Las veredas alejadas, la manigua, los ríos, y en general el mundo del monte húmedo; las tiendas de campaña, el entusiasmo por la fiebre del caucho, la abundancia de dinero y la sensación de libertad radical; el tráfico de armas y recursos naturales, la trata de personas y la violencia intestina en corredores de la muerte.
Toda esta suma de elementos de monte que ambienta el relato de Rivera no está lejos del paisaje que acompaña hoy la extracción ilegal de oro, la tala de árboles y todas las dificultades que se viven en las zonas de enclave para el narcotráfico.
Aunque ha pasado un siglo desde su escritura, La Vorágine no solo habla de las contradicciones subjetivas de un héroe como Arturo Cova que se debate entre la tentación de la promesa del dinero fácil y la necesidad de justicia que le exige la violencia que presencia; entre la epopeya propia de salvar a su amada, la joven rebelde Alicia, y su propio afán de vida bohemia.

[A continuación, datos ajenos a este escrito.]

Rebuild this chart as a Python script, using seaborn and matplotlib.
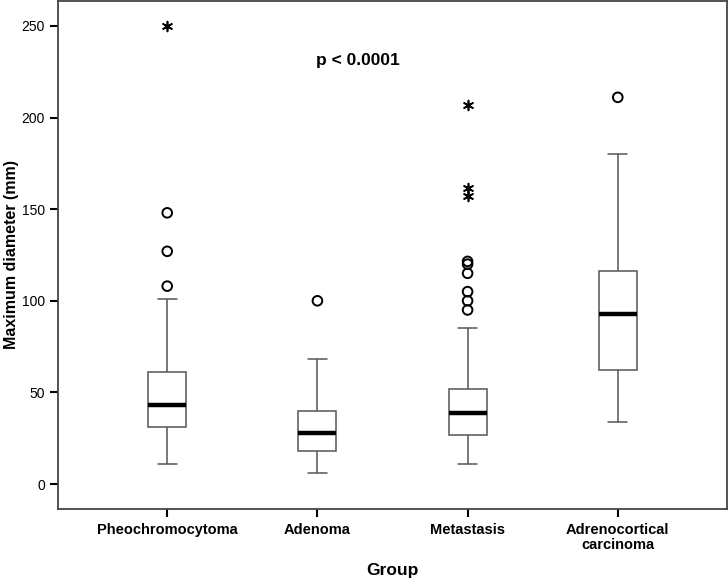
import numpy as np
import pandas as pd
import matplotlib
matplotlib.use("Agg")
import matplotlib.pyplot as plt
import seaborn as sns

# Box summaries (mm)
groups = ["Pheochromocytoma", "Adenoma", "Metastasis", "Adrenocortical\ncarcinoma"]
whisker_low = [11, 6, 11, 34]
q1 = [31, 18, 27, 62]
median = [43, 28, 39, 93]
q3 = [61, 40, 52, 116]
whisker_high = [101, 68, 85, 180]

# outliers (circles) and extreme values (asterisks)
outliers = [[108, 127, 148], [100], [95, 100, 105, 115, 120, 121.5], [211]]
extremes = [[250], [], [157, 161.5, 207], []]

p_text = "p < 0.0001"

sns.set_style("white")
plt.rcParams["font.family"] = ["Liberation Sans", "DejaVu Sans"]
plt.rcParams["text.color"] = "black"
plt.rcParams["axes.labelcolor"] = "black"
plt.rcParams["xtick.color"] = "black"
plt.rcParams["ytick.color"] = "black"

# five values per group so that seaborn's quartiles land exactly on the summary
rows = []
for g, lo, a, m, b, hi in zip(groups, whisker_low, q1, median, q3, whisker_high):
    for v in (lo, a, m, b, hi):
        rows.append({"Group": g, "value": v})
df = pd.DataFrame(rows)

out_rows = []
for i, g in enumerate(groups):
    for v in outliers[i]:
        out_rows.append({"pos": i, "value": v, "kind": "outlier"})
    for v in extremes[i]:
        out_rows.append({"pos": i, "value": v, "kind": "extreme"})
out_df = pd.DataFrame(out_rows)

fig = plt.figure(figsize=(7.28, 5.82), dpi=100)
ax = fig.add_axes([0.0797, 0.1254, 0.9189, 0.873])

line_col = "#555555"
sns.boxplot(
    data=df, x="Group", y="value", order=groups, ax=ax,
    whis=(0, 100), showfliers=False, width=0.253,
    color="white", linecolor=line_col, linewidth=1.1,
    medianprops={"color": "black", "linewidth": 3.2},
)

circ = out_df[out_df["kind"] == "outlier"]
sns.scatterplot(
    x=circ["pos"], y=circ["value"], ax=ax, marker="o", s=48,
    color="black", facecolor="none", edgecolor="black", linewidth=1.4,
    zorder=5, legend=False,
)
star = out_df[out_df["kind"] == "extreme"]
sns.scatterplot(
    x=star["pos"], y=star["value"], ax=ax, marker=(6, 2, 0), s=50,
    color="black", linewidth=1.2, zorder=5, legend=False,
)

ax.text(1.27, 231, p_text, ha="center", va="center", fontsize=12.5, fontweight="bold")

ax.set_xlim(-0.727, 3.727)
ax.set_ylim(-13.6, 263.6)
ax.set_yticks([0, 50, 100, 150, 200, 250])
ax.set_xticks(range(len(groups)))
ax.set_xticklabels(groups, fontweight="bold", fontsize=10.5, linespacing=1.1)
ax.tick_params(axis="y", labelsize=10, direction="out", length=6, width=1.5, left=True)
ax.tick_params(axis="x", direction="out", length=6, width=1.5, bottom=True, pad=4)

ax.set_xlabel("Group", fontsize=12.5, fontweight="bold", labelpad=8)
ax.set_ylabel("Maximum diameter (mm)", fontsize=11.5, fontweight="bold", labelpad=2)

for s in ax.spines.values():
    s.set_visible(True)
    s.set_color("#444444")
    s.set_linewidth(1.3)

fig.savefig("out.png", dpi=100)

También es un libro que nos pone en frente —descarnadamente— la esclavitud, la prostitución, la violencia, el hambre y la supremacía del hombre blanco sobre el mundo indígena y campesino; supremacía impuesta con la fuerza y las armas.
Se trata de un libro difícil de dirigir —quizá por eso también lo fue para mí de joven—. Como todo gran relato, el héroe libra una batalla personal contra las fuerzas del mal —encarnadas en grupos de traficantes y terratenientes—, pero también el gran mal, el colonizador extranjero que produce el caos lejos de las grandes metrópolis; fuerzas ocultas que financian, con intereses particulares desde el norte global a guerras en vastos territorios del sur global (en Medio Oriente, África, México, Centro América o Colombia).
El agua, como el fundamento de la vida, aparece como vaso comunicante de las economías ilegales y donde flotan cuerpos que ya no fueron llorados ni enterrados. Nuestro destino planetario en medio de este modelo aceleracionista y de extracción rentista, donde todos los días pululan nuevos conflictos y guerras privadas, donde cada vez se inauguran inéditas formas de la necropolítica, parece condenarnos a ese punto ciego en el que termina la gran epopeya fallida de Rivera: “ni rastro de ellos, los devoró la selva”.